While some people find that they bounce back from an unambitious time period through the formation of stronger work habits for the same work they had always done, others find themselves retaliating by putting their newfound effort towards a different cause.
While looking back on her senior year, Daniela Shapiro learned that working hard at the things you love is more important than constantly stressing about grades. She made a cartoon of true survivors stories from the Holocaust, which was inspired by the graphic novel, Maus.
“I ended up working a lot harder on it than I imagined I would without even realizing it,” Shapiro explained, while talking about her senior seminar. “I put a lot of time into it, mainly because I did something I love to do”.

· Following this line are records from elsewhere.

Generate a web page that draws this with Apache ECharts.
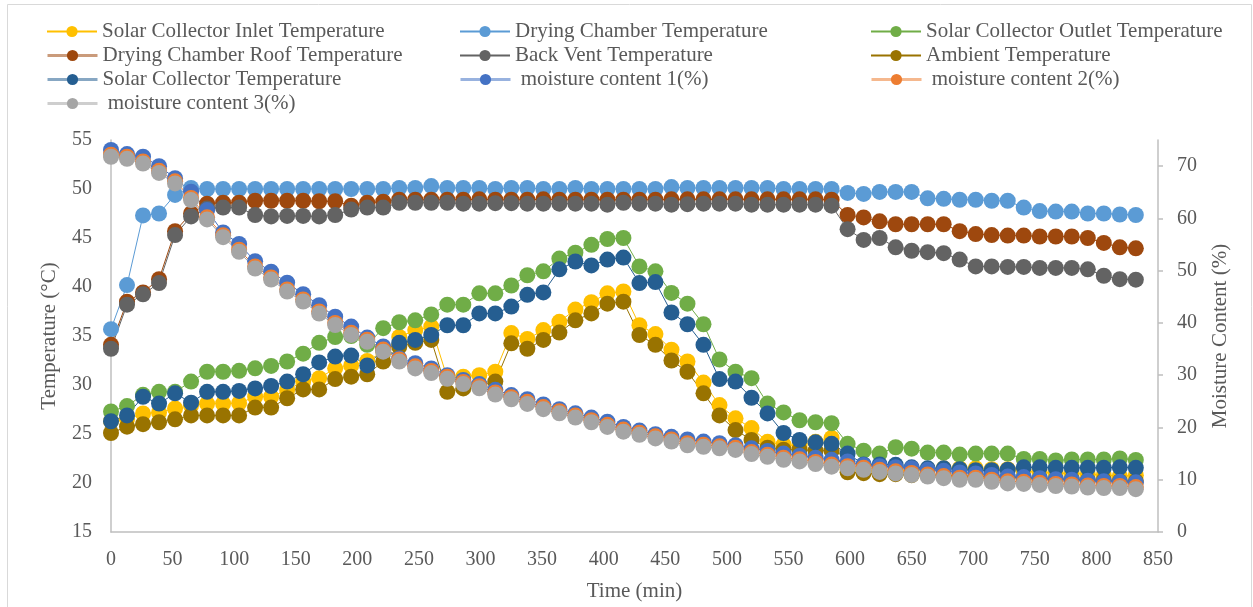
<!DOCTYPE html>
<html>
<head>
<meta charset="utf-8">
<script src="https://cdn.jsdelivr.net/npm/echarts@6/dist/echarts.min.js"></script>
<style>
html,body{margin:0;padding:0;background:#fff;}
#chart{width:1253px;height:607px;}
</style>
</head>
<body>
<div id="chart"></div>
<script>
// ---------- DATA ----------
const timeMin = [0,13,26,39,52,65,78,91,104,117,130,143,156,169,182,195,208,221,234,247,260,273,286,299,312,325,338,351,364,377,390,403,416,429,442,455,468,481,494,507,520,533,546,559,572,585,598,611,624,637,650,663,676,689,702,715,728,741,754,767,780,793,806,819,832];

const inletTemp = [26.3,26.5,27.1,27.2,27.6,27.9,28.1,28.1,28.15,28.8,28.8,29.5,30.35,30.7,31.7,32.0,32.45,33.4,34.9,35.6,35.95,30.7,30.85,31.0,31.35,35.3,34.7,35.6,36.45,37.7,38.45,39.35,39.55,36.1,35.2,33.6,32.4,30.25,27.95,26.6,25.6,24.2,23.9,23.8,24.2,24.6,21.4,21.3,21.2,21.3,21.3,21.4,21.5,21.5,21.5,21.4,21.4,21.2,21.1,21.0,21.0,20.9,20.8,20.7,20.8];

const chamberTemp = [35.7,40.2,47.3,47.5,49.4,50.1,50.0,50.0,50.0,50.0,50.0,50.0,50.0,50.0,50.0,50.0,50.0,50.0,50.1,50.1,50.3,50.1,50.1,50.1,50.0,50.1,50.1,50.0,50.0,50.1,50.0,50.0,50.0,50.0,50.0,50.2,50.1,50.1,50.1,50.1,50.1,50.1,50.0,50.0,50.0,50.0,49.6,49.5,49.7,49.7,49.7,49.05,49.0,48.9,48.9,48.8,48.8,48.1,47.75,47.7,47.7,47.5,47.5,47.4,47.35];

const outletTemp = [27.3,27.85,29.0,29.3,29.3,30.35,31.35,31.35,31.45,31.7,31.95,32.4,33.2,34.3,34.9,35.0,34.1,35.8,36.4,36.6,37.2,38.2,38.2,39.35,39.35,40.15,41.2,41.6,42.9,43.5,44.3,44.9,45.0,42.1,41.6,39.4,38.3,36.2,32.6,31.35,30.7,28.1,27.2,26.4,26.2,26.1,24.0,23.3,23.0,23.65,23.5,23.1,23.1,22.9,23.0,23.0,23.0,22.45,22.45,22.3,22.4,22.4,22.4,22.5,22.35];

const roofTemp = [34.1,38.5,39.45,40.8,45.7,47.5,48.5,48.6,48.6,48.8,48.8,48.8,48.8,48.75,48.75,48.3,48.6,48.7,48.9,48.9,48.9,48.9,48.9,48.95,48.9,48.9,48.9,48.95,48.9,48.9,48.9,48.9,48.9,48.9,48.9,48.95,48.95,48.95,48.95,48.95,48.95,48.95,48.95,48.95,48.95,48.9,47.35,47.1,46.7,46.4,46.4,46.4,46.4,45.7,45.4,45.3,45.25,45.25,45.15,45.15,45.15,45.0,44.5,44.05,43.95];

const backVentTemp = [33.7,38.2,39.25,40.4,45.3,47.2,48.0,48.1,48.1,47.35,47.2,47.25,47.25,47.2,47.35,47.9,48.1,48.1,48.6,48.6,48.6,48.6,48.5,48.5,48.55,48.55,48.5,48.5,48.5,48.5,48.5,48.4,48.6,48.5,48.5,48.4,48.45,48.5,48.5,48.5,48.4,48.4,48.4,48.4,48.4,48.3,45.9,44.8,45.0,44.05,43.7,43.55,43.45,42.8,42.1,42.1,42.05,42.05,41.95,41.95,41.95,41.8,41.15,40.8,40.75];

const ambientTemp = [25.1,25.75,26.0,26.2,26.5,26.9,26.9,26.9,26.9,27.7,27.7,28.65,29.55,29.55,30.6,30.85,31.1,32.4,33.9,34.3,34.6,29.3,29.65,30.0,30.35,34.25,33.7,34.6,35.35,36.6,37.3,38.3,38.5,35.1,34.1,32.5,31.35,29.15,26.9,25.4,24.4,23.6,23.4,23.4,23.3,23.3,21.1,21.0,20.9,20.9,20.8,20.8,20.8,20.7,20.7,20.6,20.6,20.5,20.5,20.4,20.4,20.3,20.3,20.2,20.2];

const collectorTemp = [26.3,26.9,28.8,28.1,29.15,28.2,29.3,29.3,29.4,29.65,29.9,30.35,31.1,32.3,32.9,33.0,32.0,33.6,34.3,34.6,35.1,36.1,36.1,37.3,37.3,38.0,39.2,39.45,41.8,42.6,42.2,42.8,43.0,40.4,40.5,37.4,36.2,34.1,30.6,30.35,28.7,27.1,25.1,24.4,24.15,24.0,23.0,21.9,21.9,21.85,21.6,21.5,21.5,21.4,21.3,21.3,21.35,21.6,21.6,21.55,21.55,21.55,21.55,21.6,21.55];

const moisture1 = [73.1,72.3,71.8,70.0,67.7,65.1,61.6,57.3,55.1,51.8,49.8,47.7,45.5,43.4,41.2,39.3,37.2,35.5,33.2,32.3,31.3,30.0,29.1,28.3,27.2,26.2,25.4,24.4,23.5,22.7,21.9,21.1,20.1,19.4,18.7,18.2,17.7,17.3,17.0,16.6,16.0,15.5,15.0,14.6,14.2,13.8,13.5,12.8,12.6,12.4,12.2,11.9,11.7,11.4,11.2,10.9,10.6,10.5,10.3,10.1,10.0,9.8,9.7,9.6,9.5];

const moisture2 = [72.2,71.8,70.9,69.1,67.1,63.9,60.2,56.8,54.0,50.8,48.7,46.4,44.5,42.2,40.0,38.1,36.8,34.9,33.0,31.7,30.8,29.7,28.7,27.9,26.7,25.8,24.9,23.9,23.1,22.3,21.4,20.5,19.6,19.0,18.3,17.7,17.0,16.7,16.4,16.1,15.3,14.8,14.2,13.9,13.4,12.9,12.6,12.3,11.9,11.6,11.3,11.0,10.7,10.4,10.4,10.0,9.7,9.6,9.4,9.2,9.1,8.9,8.8,8.8,8.6];

const moisture3 = [71.8,71.4,70.5,68.7,66.7,63.5,59.8,56.4,53.6,50.4,48.3,46.0,44.1,41.8,39.6,37.7,36.4,34.5,32.6,31.3,30.4,29.3,28.3,27.5,26.3,25.4,24.5,23.5,22.7,21.9,21.0,20.1,19.2,18.6,17.9,17.3,16.6,16.3,16.0,15.7,14.9,14.4,13.8,13.5,13.0,12.5,12.2,11.9,11.5,11.2,10.9,10.6,10.3,10.0,10.0,9.6,9.3,9.2,9.0,8.8,8.7,8.5,8.4,8.4,8.2];

const seriesNames = ['Solar Collector Inlet Temperature','Drying Chamber Temperature','Solar Collector Outlet Temperature','Drying Chamber Roof Temperature','Back Vent Temperature','Ambient Temperature','Solar Collector Temperature',' moisture content 1(%)',' moisture content 2(%)',' moisture content 3(%)'];
const tempTicks = [15,20,25,30,35,40,45,50,55];
const moistTicks = [0,10,20,30,40,50,60,70];

// ---------- CHART ----------
const FONT = '"Liberation Serif","Times New Roman",serif';
const TXT = '#595959';
const AX = '#BFBFBF';
const colors = ['#FFC000','#5B9BD5','#70AD47','#9E480E','#636363','#997300','#255E91','#4472C4','#ED7D31','#A5A5A5'];
const values = [inletTemp,chamberTemp,outletTemp,roofTemp,backVentTemp,ambientTemp,collectorTemp,moisture1,moisture2,moisture3];
const yIdx = [0,0,0,0,0,0,0,1,1,1];
const softLegend = [false,false,false,true,false,false,true,true,true,true];

const series = seriesNames.map((n,k)=>({
  name:n, type:'line', xAxisIndex:0, yAxisIndex:yIdx[k],
  data: timeMin.map((t,i)=>[t, values[k][i]]),
  symbol:'circle', symbolSize:16, showSymbol:true,
  lineStyle:{color:colors[k], width:1},
  itemStyle:{color:colors[k]},
  emphasis:{disabled:true}, animation:false
}));

// legend placement: 3 columns, 4 rows
const colX = [46, 459, 870];
const rowY = [32, 56, 80, 104];
const legends = seriesNames.map((n,k)=>{
  const r = Math.floor(k/3), c = k%3;
  const item = {name:n};
  if (softLegend[k]) item.lineStyle = {width:3, opacity:0.55};
  return {
    data:[item],
    left: colX[c], top: rowY[r]-11,
    itemWidth:50, itemHeight:14, padding:0,
    textStyle:{fontFamily:FONT, fontSize:21, color:TXT},
    selectedMode:false
  };
});

const chart = echarts.init(document.getElementById('chart'), null, {renderer:'canvas'});
chart.setOption({
  animation:false,
  backgroundColor:'#fff',
  graphic:[{type:'rect', shape:{x:7.5,y:4.5,width:1244,height:610}, style:{fill:'none', stroke:'#D9D9D9', lineWidth:1}, silent:true}],
  legend: legends,
  grid:{left:111, right:95, top:140, bottom:75, containLabel:false, outerBoundsMode:'none'},
  xAxis:{
    type:'value', min:0, max:850, interval:50,
    name:'Time (min)', nameLocation:'middle', nameGap:49,
    nameTextStyle:{fontFamily:FONT, fontSize:21, color:TXT},
    axisLine:{show:true, onZero:false, lineStyle:{color:AX, width:1.5}},
    axisTick:{show:false},
    splitLine:{show:false},
    axisLabel:{fontFamily:FONT, fontSize:20, color:TXT, margin:18}
  },
  yAxis:[{
    type:'value', min:15, max:55, interval:5, position:'left',
    name:'Temperature (°C)', nameLocation:'middle', nameGap:51, nameRotate:90,
    nameTextStyle:{fontFamily:FONT, fontSize:21, color:TXT},
    axisLine:{show:true, lineStyle:{color:AX, width:1.5}},
    axisTick:{show:false},
    splitLine:{show:false},
    axisLabel:{fontFamily:FONT, fontSize:20, color:TXT, margin:19, customValues:tempTicks}
  },{
    type:'value', min:0, max:75, interval:10, position:'right',
    name:'Moisture Content (%)', nameLocation:'middle', nameGap:52, nameRotate:90,
    nameTextStyle:{fontFamily:FONT, fontSize:21, color:TXT},
    axisLine:{show:true, lineStyle:{color:AX, width:1.5}},
    axisTick:{show:true, length:5, inside:false, lineStyle:{color:AX, width:1.5}, customValues:moistTicks},
    splitLine:{show:false},
    axisLabel:{fontFamily:FONT, fontSize:20, color:TXT, margin:19, customValues:moistTicks}
  }],
  series: series
});
</script>
</body>
</html>
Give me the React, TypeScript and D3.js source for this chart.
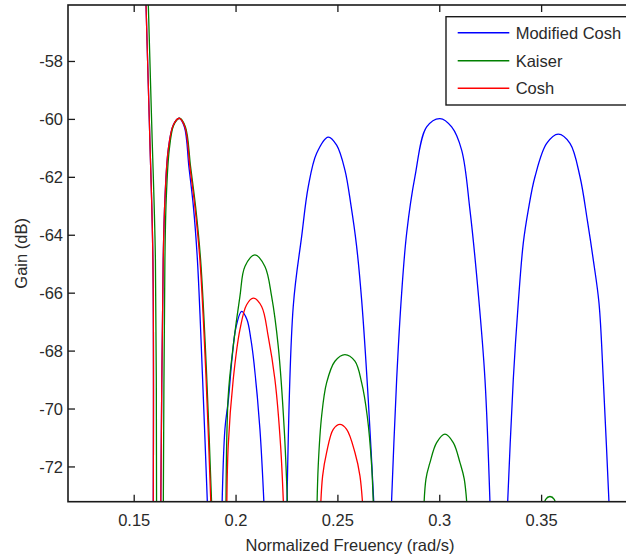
import React, { useEffect, useRef } from "react";
import * as d3 from "d3";

type Pt = [number, number];

// tick values
const xTicks = [0.15, 0.2, 0.25, 0.3, 0.35];
const xTickLabels = ["0.15", "0.2", "0.25", "0.3", "0.35"];
const yTicks = [-58, -60, -62, -64, -66, -68, -70, -72];
const yTickLabels = ["-58", "-60", "-62", "-64", "-66", "-68", "-70", "-72"];

const seriesNames = ["Modified Cosh", "Kaiser", "Cosh"];
const seriesColors = ["#0000ff", "#008000", "#ff0000"];

// each series is a list of lobes: [normalized freq, gain dB]
const modifiedCosh: Pt[][] = [
  [[0.1555, -54.87], [0.15574, -55.9], [0.15756, -60.38], [0.15918, -64.85], [0.15933, -74]],
  [[0.16296, -74], [0.16424, -64.85], [0.16507, -62.78], [0.16669, -61.06], [0.16915, -60.2], [0.1721, -59.96],
   [0.17465, -60.26], [0.17686, -61.64], [0.17907, -63.02], [0.18103, -64.85], [0.18349, -68.81], [0.18633, -74]],
  [[0.19291, -74], [0.19453, -70.7], [0.19625, -69.67], [0.19797, -68.29], [0.19993, -67.19], [0.20273, -66.63],
   [0.20534, -66.91], [0.2073, -67.6], [0.20877, -68.39], [0.21172, -70.7], [0.21417, -74]],
  [[0.22483, -74], [0.22807, -66.46], [0.23219, -64.05], [0.23543, -62.33], [0.23956, -61.17], [0.24525, -60.61],
   [0.24938, -60.89], [0.25345, -61.75], [0.2564, -62.96], [0.2591, -64.33], [0.26165, -66.23], [0.2649, -69.67], [0.26818, -74]],
  [[0.27589, -74], [0.27884, -68.98], [0.28129, -66.0], [0.28375, -63.93], [0.28782, -61.98], [0.29357, -60.26],
   [0.3001, -59.97], [0.30584, -60.26], [0.31075, -61.06], [0.31483, -63.13], [0.3189, -66.0], [0.3222, -68.98], [0.325, -74]],
  [[0.33285, -74], [0.33609, -68.98], [0.33854, -66.34], [0.341, -64.27], [0.34345, -63.13], [0.34674, -61.98],
   [0.35249, -60.83], [0.35818, -60.51], [0.36393, -60.83], [0.36884, -61.98], [0.37242, -63.47], [0.37537, -64.85],
   [0.37817, -66.34], [0.38028, -68.98], [0.38357, -74]],
];

const kaiser: Pt[][] = [
  [[0.1566, -54.87], [0.15687, -55.9], [0.15869, -60.38], [0.16041, -64.85], [0.161, -74]],
  [[0.16424, -74], [0.16507, -64.85], [0.16571, -62.78], [0.16719, -61.06], [0.1694, -60.2], [0.17219, -59.96],
   [0.17514, -60.26], [0.17769, -61.64], [0.18015, -63.02], [0.1826, -64.85], [0.18555, -68.81], [0.1884, -74]],
  [[0.195, -74], [0.19615, -69.56], [0.19861, -67.83], [0.2019, -66.11], [0.20435, -65.08], [0.20926, -64.68],
   [0.21417, -65.08], [0.21746, -66.11], [0.2207, -67.83], [0.22365, -70.7], [0.22561, -74]],
  [[0.23956, -74], [0.24034, -71.96], [0.24201, -70.24], [0.24447, -69.09], [0.24854, -68.35], [0.25345, -68.12],
   [0.25836, -68.35], [0.26165, -69.09], [0.2644, -70.24], [0.26656, -71.96], [0.26769, -74]],
  [[0.2919, -74], [0.29322, -72.42], [0.29519, -71.85], [0.29848, -71.16], [0.30255, -70.87], [0.30663, -71.16],
   [0.30992, -71.85], [0.31203, -72.42], [0.31399, -74]],
  [[0.35, -74], [0.352, -73.12], [0.3541, -73.02], [0.3562, -73.12], [0.358, -74]],
];

const cosh: Pt[][] = [
  [[0.1555, -54.87], [0.15574, -55.9], [0.15756, -60.38], [0.15918, -64.85], [0.15933, -74]],
  [[0.16296, -74], [0.16424, -64.85], [0.16507, -62.78], [0.16669, -61.06], [0.16915, -60.2], [0.1721, -59.96],
   [0.17489, -60.26], [0.17735, -61.64], [0.1798, -63.02], [0.18226, -64.85], [0.1852, -68.81], [0.188, -74]],
  [[0.19537, -74], [0.19615, -71.28], [0.19861, -68.98], [0.2019, -67.26], [0.20519, -66.4], [0.20843, -66.17],
   [0.21255, -66.46], [0.21579, -67.49], [0.21908, -68.98], [0.22188, -71.28], [0.22365, -74]],
  [[0.24118, -74], [0.2425, -72.31], [0.24447, -71.5], [0.24771, -70.7], [0.251, -70.53], [0.25429, -70.7],
   [0.25836, -71.5], [0.26082, -72.31], [0.26278, -74]],
];

const allSeries = [modifiedCosh, kaiser, cosh];

const App = () => {
  const chartRef = useRef<HTMLDivElement>(null);

  useEffect(() => {
    d3.select(chartRef.current).select("svg").remove();

    const width = 626;
    const height = 558;
    const left = 68;
    const right = 640; // axes runs past the crop
    const top = 5;
    const bottom = 501.7;
    const font = "'Liberation Sans', Arial, sans-serif";
    const fontSize = "16.5px";
    const textColor = "#2a2a2a";

    const x = d3.scaleLinear().domain([0.1175, 0.3983]).range([left, right]);
    const y = d3.scaleLinear().domain([-73.2, -56.05]).range([bottom, top]);

    const svg = d3
      .select(chartRef.current)
      .append("svg")
      .attr("width", width)
      .attr("height", height)
      .style("display", "block")
      .style("background", "#fff");

    svg
      .append("defs")
      .append("clipPath")
      .attr("id", "plot-clip")
      .append("rect")
      .attr("x", left)
      .attr("y", top)
      .attr("width", right - left)
      .attr("height", bottom - top);

    // curves
    const line = d3
      .line<Pt>()
      .x((d) => x(d[0]))
      .y((d) => y(d[1]))
      .curve(d3.curveCatmullRom.alpha(0.5));

    const plot = svg.append("g").attr("clip-path", "url(#plot-clip)");
    allSeries.forEach((lobes, i) => {
      plot
        .append("g")
        .selectAll("path")
        .data(lobes)
        .join("path")
        .attr("d", (d) => line(d))
        .attr("fill", "none")
        .attr("stroke", seriesColors[i])
        .attr("stroke-width", 1.3);
    });

    // axes box
    const axisColor = "#1a1a1a";
    svg
      .append("rect")
      .attr("x", left)
      .attr("y", top)
      .attr("width", right - left)
      .attr("height", bottom - top)
      .attr("fill", "none")
      .attr("stroke", axisColor)
      .attr("stroke-width", 1.6);

    const tickLen = 7;
    const ticks = svg.append("g").attr("stroke", axisColor).attr("stroke-width", 1.3);
    xTicks.forEach((t) => {
      ticks.append("line").attr("x1", x(t)).attr("x2", x(t)).attr("y1", bottom).attr("y2", bottom - tickLen);
      ticks.append("line").attr("x1", x(t)).attr("x2", x(t)).attr("y1", top).attr("y2", top + tickLen);
    });
    yTicks.forEach((t) => {
      ticks.append("line").attr("x1", left).attr("x2", left + tickLen).attr("y1", y(t)).attr("y2", y(t));
    });

    svg
      .append("g")
      .selectAll("text")
      .data(xTicks)
      .join("text")
      .attr("x", (d) => x(d))
      .attr("y", 526)
      .attr("text-anchor", "middle")
      .style("font-family", font)
      .style("font-size", fontSize)
      .style("fill", textColor)
      .text((d, i) => xTickLabels[i]);

    svg
      .append("g")
      .selectAll("text")
      .data(yTicks)
      .join("text")
      .attr("x", left - 5)
      .attr("y", (d) => y(d))
      .attr("dy", "0.36em")
      .attr("text-anchor", "end")
      .style("font-family", font)
      .style("font-size", fontSize)
      .style("fill", textColor)
      .text((d, i) => yTickLabels[i]);

    svg
      .append("text")
      .attr("x", 350)
      .attr("y", 551)
      .attr("text-anchor", "middle")
      .style("font-family", font)
      .style("font-size", fontSize)
      .style("fill", textColor)
      .text("Normalized Freuency (rad/s)");

    svg
      .append("text")
      .attr("transform", `translate(27, ${(top + bottom) / 2}) rotate(-90)`)
      .attr("text-anchor", "middle")
      .style("font-family", font)
      .style("font-size", fontSize)
      .style("fill", textColor)
      .text("Gain (dB)");

    // legend
    const legend = svg.append("g");
    legend
      .append("rect")
      .attr("x", 446)
      .attr("y", 16.7)
      .attr("width", 190)
      .attr("height", 88.3)
      .attr("fill", "#fff")
      .attr("stroke", axisColor)
      .attr("stroke-width", 1.4);
    const rows = [32.7, 60.7, 88.3];
    seriesNames.forEach((name, i) => {
      legend
        .append("line")
        .attr("x1", 457.7)
        .attr("x2", 509.3)
        .attr("y1", rows[i])
        .attr("y2", rows[i])
        .attr("stroke", seriesColors[i])
        .attr("stroke-width", 1.4);
      legend
        .append("text")
        .attr("x", 515.7)
        .attr("y", rows[i])
        .attr("dy", "0.36em")
        .style("font-family", font)
        .style("font-size", fontSize)
        .style("fill", textColor)
        .text(name);
    });
  }, []);

  return <div ref={chartRef} style={{ position: "absolute", left: 0, top: 0 }}></div>;
};

export default App;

After feeling as though she could no longer try her hardest, Shapiro realized that she should continue to work as hard as she possibly could for the things she cared about.
Miriam Ruchman, a mother of a Golda Och Academy student shared a similar experience, in which she quit her track to receive her PhD. She felt drained and unmotivated and realized that she had to put forth more effort; she promised herself that she would work as hard as she could, yet instead of doing so to get a degree she did not need, she worked as hard as she could at being a mother.

Without failing and realizing what one does not want, it is very difficult for one to truly know what they truly want. Falling down and then getting up with a better foot forward is essential for students while they are focusing on their grades in high school. Catching “senioritis” and especially overcoming it, even after one is a senior in high school, can be one of the best experiences a person could have.